The GOOD news is that there is no shortage of assessments for the workplace – we have cultural, 360°, personality, competency, leadership, and team assessments, to name a few.  The list goes on and on.  Assessments can be a cost-effective way to improve your selection processes, enhance leadership development, and help create dynamic and positive discussions about commonalities and differences between people at work. If turnover really costs 15x the annual salary, well administered selection assessments are well worth the investment.  They can be easily administered either through web-based applications or face-to-face data collection methods.

Unfortunately, the BAD news is that assessments are often used inappropriately.  Assessments have been created for many different reasons – selection, development, communication, etc.  It’s important to know how the instrument you plan to use was created and its purpose, how it was validated, and how to use it in the way it was intended.  Assessments are not a universal solution.  They are designed for specific purposes and often represent one data point as is the case with assessments used in the employee hiring process.

The UGLY of assessments comes best through examples.  I’ve heard stories of recruiters asking candidatess to take the Myers Briggs Type Indicator (MBTI) without a clear understanding of the purpose, and requests for physical assessments such as those taken by firefighters to demonstrate their physical ability to do the job. (Note: There’s quite a bit of controversy regarding physical assessments these days.) Additionally, stories have arisen from people feeling “labeled” because people or organizations used the assessment results in a derogatory manner.  One executive I coached thought he lost his job because his MBTI was not what his manager wanted. Using any assessments, even the best assessments validated for their specific purpose, inappropriately can lead to extremely challenging situations for employees and organizations. These challenges can include legal issues, something everyone wants to avoid.

So…what can you do to minimize risks and maximize returns on the use of assessments? 

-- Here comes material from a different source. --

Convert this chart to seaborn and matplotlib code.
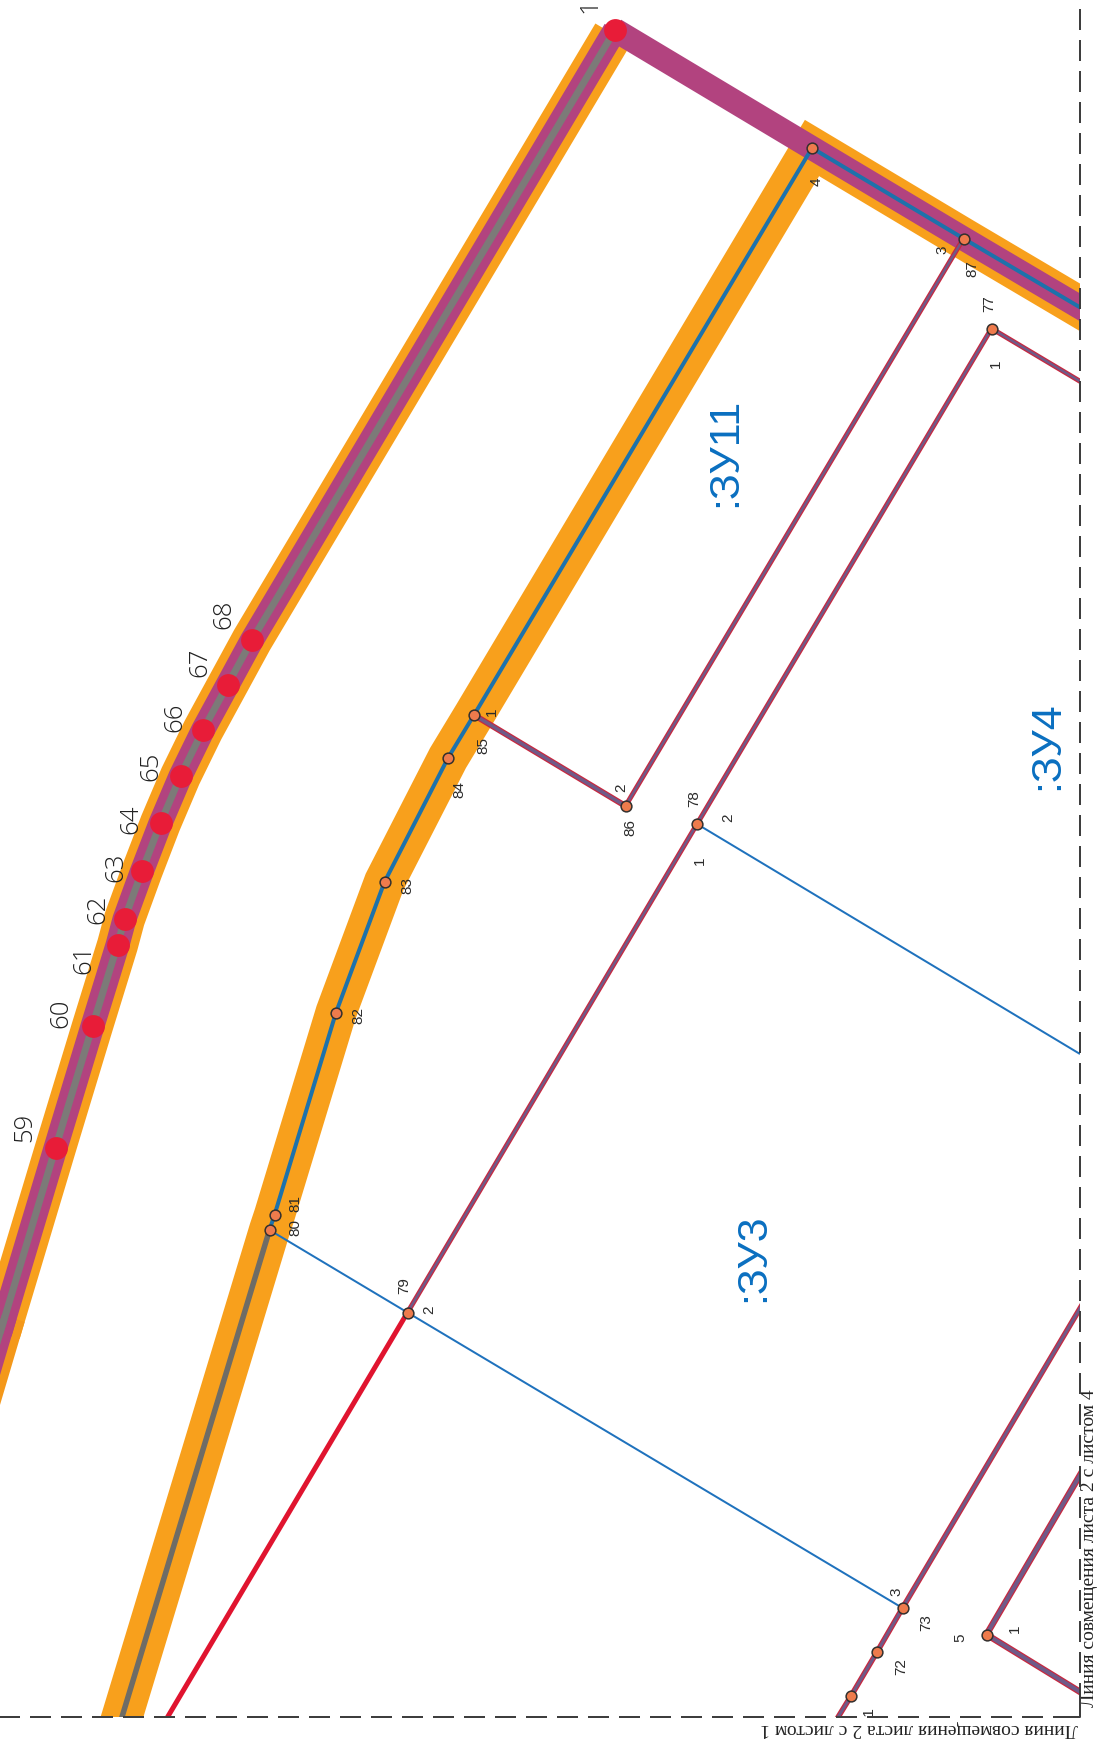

First, be clear about why you are using the assessment. What’s the ultimate goal or objective and how will the assessment help to achieve that?  Second, work with a professional to select an appropriate assessment that makes sense for your objective and your organization.  Construct your assessment process in a thoughtful way.  He/She can also help you create and integrate the process for using that assessment into your overall talent management practices.  Third, consider the legal risks of using the assessment. Ensure the administration and feedback is performed by those who are qualified and the results will be used in a meaningful manner for the employee and the organization. Of course confidentiality must be respected.   The advice of well-trained assessment professionals will help you get the most from your efforts and help you avoid legal risk.